If Jewish children grew up trusting in God and lived by faith, they then received eternal life when they died. If when they grew up, they rejected God, turned their back on God, and lived a life of willful sin, when they died, they suffered eternal damnation. Salvation was theirs to LOSE. There is no record anywhere in the Bible that Jewish children were required to make a one time "decision for God" upon reaching an "Age of Accountability" in order to be saved.
Therefore, Jewish infants who died, even before circumcision, were saved.

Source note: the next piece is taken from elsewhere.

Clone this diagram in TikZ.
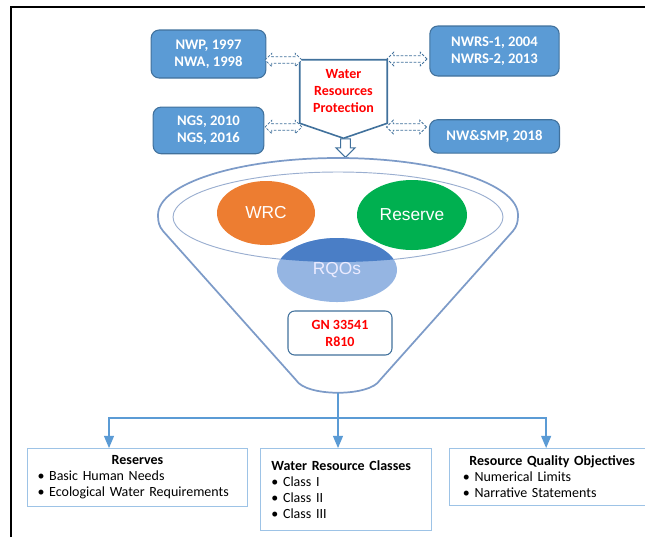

The same is true today. Christian children are born into the covenant. They are saved by faith. It is not the act of baptism that saves, it is faith. The refusal to be baptized is a sign of a lack of true faith and may result in the child being "cut off" from God's promise of eternal life, to suffer eternal damnation, as happened with the unfaithful Hebrew in the OT.
Christ said, "He that believes and is baptized will be saved, but he that does not believe will be damned."
It is not the lack of baptism that damns, it is the lack of faith that damns.